Referring to the hundreds of documents leaked by Al Jazeera news network on Sunday, the editor said: "Most of what is now known as the Palestine Papers is not new, especially not for the Arabs. Many Arab officials indeed affirm that they knew about that content, arguing that it simply involves negotiation details, not agreements. When negotiators go to talks - any negotiators and any talks, that is - they riff off a whole bunch of ideas, consistent and contradictory, and sometimes they act like the helicopter's rotor blades when you don't know whether they are spinning to the right or to the left. In the end, the most important part is the final signature."

Also, the timing of these leaked papers is strange. If these documents were to come out as Palestinian negotiators are sitting at the table with the Israelis, perhaps the Arabs' irritated reaction would be justified. "But, coming at a time when the Palestinian president refuses to negotiate with Israel - these documents end up being quite confusing."

 

Iraq is moving towards religious despotism

The smoke has cleared in Iraq, and what you see now is a country moving down the road of Islamisation, wrote Rashid al Khayoun, an Iraqi scholar, in the comment pages of the Emirati newspaper Al Ittihad.

The fact is that the exponents of political Islam are unable to tell the difference between state departments and mosques, to the point where hallways in ministries turn into funeral ceremonies on some religious occasions. And if officials object, trying to remind others of the primary function of the building, they will be labelled as a "rogue" or a "Baathist tail".

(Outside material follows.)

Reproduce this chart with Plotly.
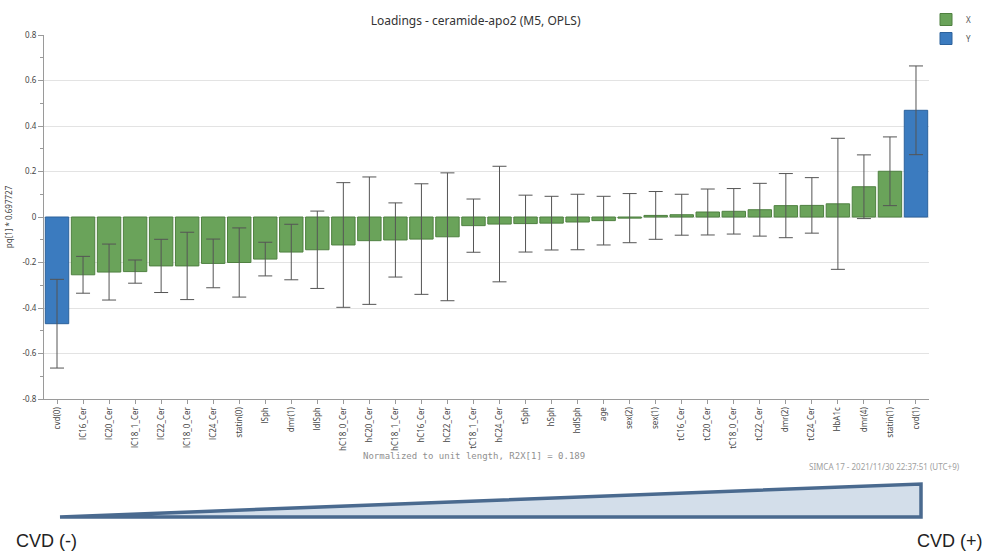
import plotly.graph_objects as go

# Loading values (pq[1] scaled) and jack-knifed confidence half-widths
categories = [
    "cvd(0)", "lC16_Cer", "lC20_Cer", "lC18_1_Cer", "lC22_Cer", "lC18_0_Cer",
    "lC24_Cer", "statin(0)", "lSph", "dmr(1)", "ldlSph", "hC18_0_Cer",
    "hC20_Cer", "hC18_1_Cer", "hC16_Cer", "hC22_Cer", "tC18_1_Cer", "hC24_Cer",
    "tSph", "hSph", "hdlSph", "age", "sex(2)", "sex(1)", "tC16_Cer",
    "tC20_Cer", "tC18_0_Cer", "tC22_Cer", "dmr(2)", "tC24_Cer", "HbA1c",
    "dmr(4)", "statin(1)", "cvd(1)",
]
loadings = [
    -0.469, -0.254, -0.242, -0.240, -0.215, -0.215,
    -0.204, -0.200, -0.185, -0.154, -0.144, -0.123,
    -0.104, -0.101, -0.097, -0.087, -0.038, -0.031,
    -0.029, -0.027, -0.022, -0.016, -0.005, 0.007, 0.010,
    0.022, 0.025, 0.032, 0.050, 0.051, 0.058,
    0.133, 0.201, 0.469,
]
conf_int = [
    0.195, 0.081, 0.123, 0.051, 0.117, 0.148,
    0.107, 0.152, 0.074, 0.122, 0.170, 0.274,
    0.280, 0.163, 0.243, 0.281, 0.117, 0.254,
    0.125, 0.118, 0.122, 0.107, 0.108, 0.105, 0.090,
    0.101, 0.100, 0.116, 0.141, 0.122, 0.288,
    0.140, 0.151, 0.195,
]
y_vars = {"cvd(0)", "cvd(1)"}

y_ticks = [0.8, 0.6, 0.4, 0.2, 0, -0.2, -0.4, -0.6, -0.8]
y_tick_text = ["0.8", "0.6", "0.4", "0.2", "0", "-0.2", "-0.4", "-0.6", "-0.8"]

GREEN, GREEN_EDGE = "#6aa35a", "#4f8040"
BLUE, BLUE_EDGE = "#3b7bbf", "#2c629c"
FONT = "Noto Sans"


def subset(is_y):
    idx = [i for i, c in enumerate(categories) if (c in y_vars) == is_y]
    return ([categories[i] for i in idx], [loadings[i] for i in idx],
            [conf_int[i] for i in idx])


fig = go.Figure()
for name, is_y, fill, edge in [("X", False, GREEN, GREEN_EDGE),
                               ("Y", True, BLUE, BLUE_EDGE)]:
    xs, ys, es = subset(is_y)
    fig.add_trace(go.Bar(
        x=xs, y=ys, name=name,
        marker=dict(color=fill, line=dict(color=edge, width=1)),
        error_y=dict(type="data", array=es, visible=True,
                     color="#555555", thickness=1, width=7),
    ))

# plot area in pixels
L, R, T, B = 44, 929, 35, 399
W, H = 988, 553


def px(x):
    return (x - L) / (R - L)


def py(y):
    return (B - y) / (B - T)


fig.update_layout(
    width=W, height=H,
    margin=dict(l=L, r=W - R, t=T, b=H - B, pad=0, autoexpand=False),
    paper_bgcolor="white", plot_bgcolor="white",
    barmode="overlay", bargap=0.1,
    font=dict(family=FONT, color="#444444", size=9),
    title=dict(text="Loadings - ceramide-apo2 (M5, OPLS)",
               x=px(470), xanchor="center", y=1 - 21 / H, yanchor="middle",
               font=dict(family=FONT, size=12, color="#333333")),
    legend=dict(x=px(926), y=py(5), xanchor="left", yanchor="top",
                font=dict(size=8, color="#555555"), itemwidth=30,
                tracegroupgap=0, bgcolor="rgba(0,0,0,0)"),
    showlegend=True,
)

fig.update_xaxes(
    type="category", categoryorder="array", categoryarray=categories,
    tickangle=-90, tickfont=dict(size=8, color="#444444"),
    showline=True, linecolor="#9a9a9a", linewidth=1,
    ticks="outside", ticklen=4, tickcolor="#9a9a9a",
    showgrid=False, zeroline=False, automargin=False,
)
fig.update_yaxes(
    range=[-0.8, 0.8], tickvals=y_ticks, ticktext=y_tick_text,
    tickfont=dict(size=8, color="#444444"),
    showline=True, linecolor="#9a9a9a", linewidth=1,
    ticks="outside", ticklen=5, tickcolor="#9a9a9a",
    minor=dict(dtick=0.1, ticks="outside", ticklen=3, tickcolor="#9a9a9a",
               showgrid=False),
    showgrid=True, gridcolor="#e3e3e3", gridwidth=1,
    zeroline=True, zerolinecolor="#e3e3e3", zerolinewidth=1,
    automargin=False,
    title=dict(text="pq[1] * 0.697727", font=dict(size=8, color="#444444"),
               standoff=8),
)

# footer notes
fig.add_annotation(text="Normalized to unit length, R2X[1] = 0.189",
                   xref="paper", yref="paper", x=px(474), y=py(456),
                   showarrow=False, xanchor="center", yanchor="middle",
                   font=dict(family="DejaVu Sans Mono", size=9, color="#8f8f8f"))
fig.add_annotation(text="SIMCA 17 - 2021/11/30 22:37:51 (UTC+9)",
                   xref="paper", yref="paper", x=px(962), y=py(466),
                   showarrow=False, xanchor="right", yanchor="middle",
                   font=dict(family=FONT, size=8, color="#a0a0a0"))

# CVD gradient wedge below the chart
fig.add_shape(type="path",
              path=f"M {px(60)} {py(517)} L {px(921)} {py(484)} "
                   f"L {px(921)} {py(517)} Z",
              xref="paper", yref="paper",
              fillcolor="#d3deea", line=dict(color="#4a6a8f", width=3.5))
fig.add_annotation(text="CVD (-)", xref="paper", yref="paper",
                   x=px(14), y=py(541), showarrow=False,
                   xanchor="left", yanchor="middle",
                   font=dict(family="Liberation Sans", size=18, color="#222222"))
fig.add_annotation(text="CVD (+)", xref="paper", yref="paper",
                   x=px(985), y=py(541), showarrow=False,
                   xanchor="right", yanchor="middle",
                   font=dict(family="Liberation Sans", size=18, color="#222222"))

fig.write_html("out.html")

"In that same name of religion, these new princes of 'the Islamic State of Iraq' perpetrate carnage, and the higher the death toll, the greater the suicide bomber's divine reward. The same goes for the militias; they raise the pictures of Imam Ali and his sons as their characteristic flags. And if you take a close look at the banners held by the proponents of political Islam - be they in power or on the side of the resistance - it will dawn on you that they're all in it for power not faith; they're in it to tyrannise people in the name of religion."

The writer believes that Iraq must not miss the great opportunity it now has to turn the page of its painful past.

"Islamising society is synonymous with despotism."

 

Lebanese politics are still democratic

Lebanon is known as the "Switzerland of the East", not just for its beauty but also for its political system which, by some western standards and compared to other parts of the Arab world, is viewed as democratic. "But what kind of democracy are we talking about in Lebanon?" asked Amjad Arar, a columnist with the Sharjah-based newspaper Al Khaleej.

Sure, the country enjoys substantial freedom of expression that beats even western democracies. "But freedoms are one thing and democracy is another."

"Democracy and political sectarianism are two parallel lines that will never meet. Talk about consensual democracy? Well, such a thing cannot be. And if there is such a thing that requires that appellation, it must consist of a mere truce that gives the sects and their parties the chance to breathe before another round of fighting."

Indeed, with the rifts that we are witnessing in Beirut these days, this question of democracy in Lebanon regains centre stage. How on Earth is democracy supposed to proceed when attitudes like "either me or sedition" are still taken by some leaders in the political scene?

If democracy tolerates someone who wants to remain a lifelong leader, then those who accept that democracy must walk in shame.